British Prime Minister Theresa May’s Conservative Party lost seats in the June 8 snap elections. Photo by Toby Melville/Reuters

A move intended to strengthen the hand of British Prime Minister Theresa May backfired Thursday when her party lost seats in the UK Parliament.

May’s Conservative Party lost 12 seats but still retained the largest number in the 650-member House of Commons. The main opposition Labor Party gained 31 seats in Thursday’s snap elections.

May had called for the early elections in the hopes of gaining a larger majority and a stronger mandate when negotiating Britain’s exit from the European Union, known as Brexit. The negotiations are set to begin on June 19.

The results mean May will need to form a government even as Jeremy Corbyn, leader of the far-left Labor Party, called for her to resign. He tweeted a message to his followers, thanking them for their support:

Corbyn’s Labor Party lobbied against Brexit but has indicated it will honor the results of the UK referendum to leave the EU.

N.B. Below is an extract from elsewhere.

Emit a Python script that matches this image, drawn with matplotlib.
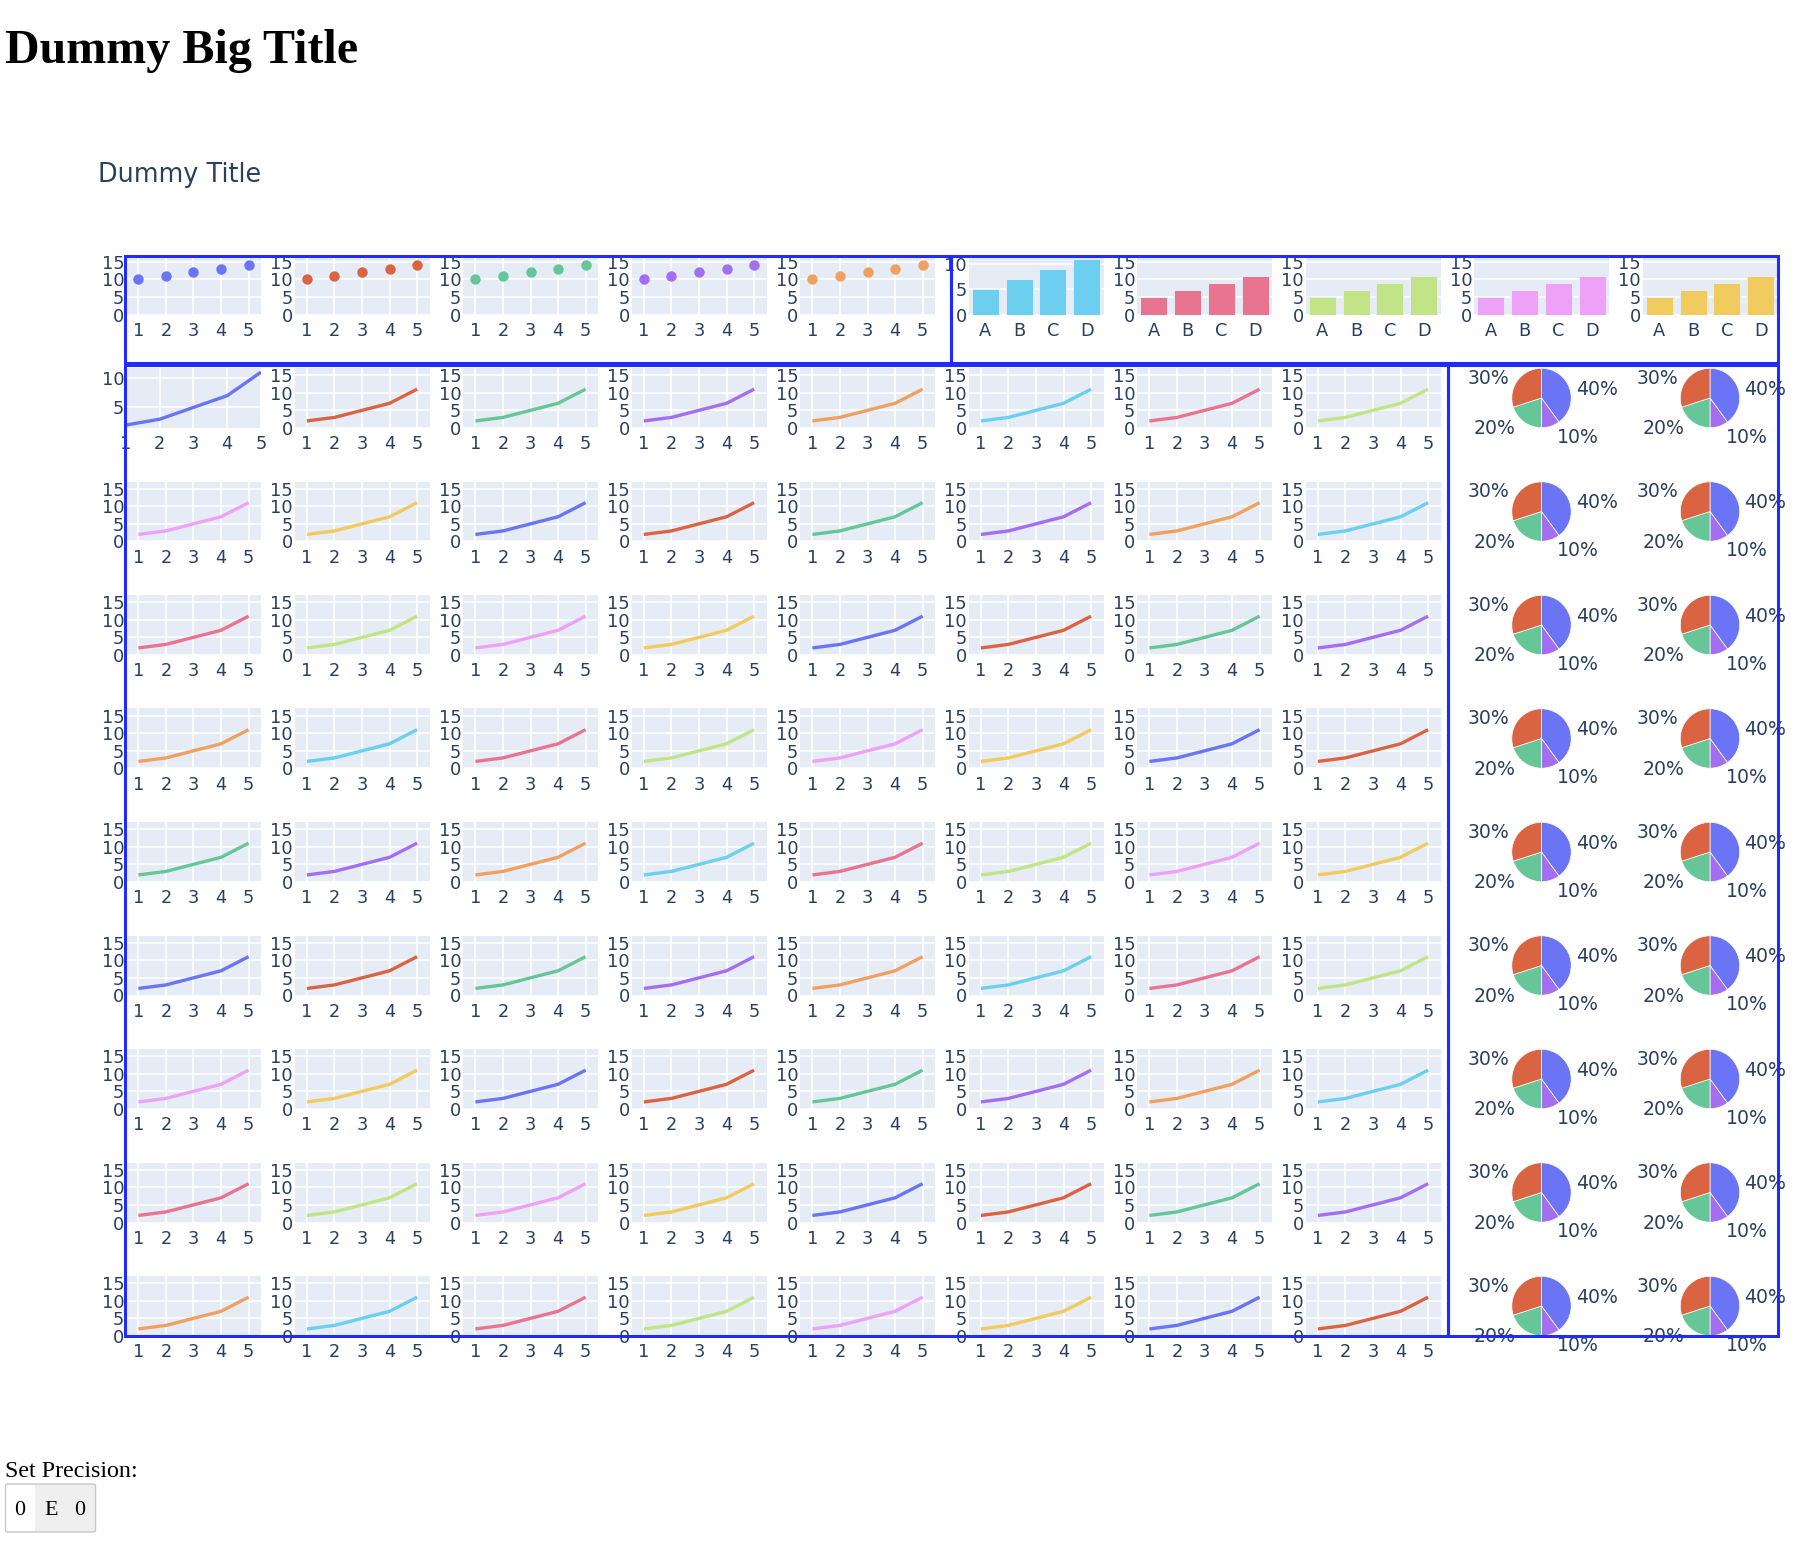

Early polls showed May’s party with a comfortable lead, but the gap closed during the seven-week campaign. As election results became clear early Friday morning, May called for a “period of stability” during the country’s challenging times.

Those challenges include terrorism with recent attacks in Manchester and London prompting some polling stations to add armed guards. May said after the latest attacks that there was “far too much tolerance” for extremism in British society.

View more photos of the UK election below.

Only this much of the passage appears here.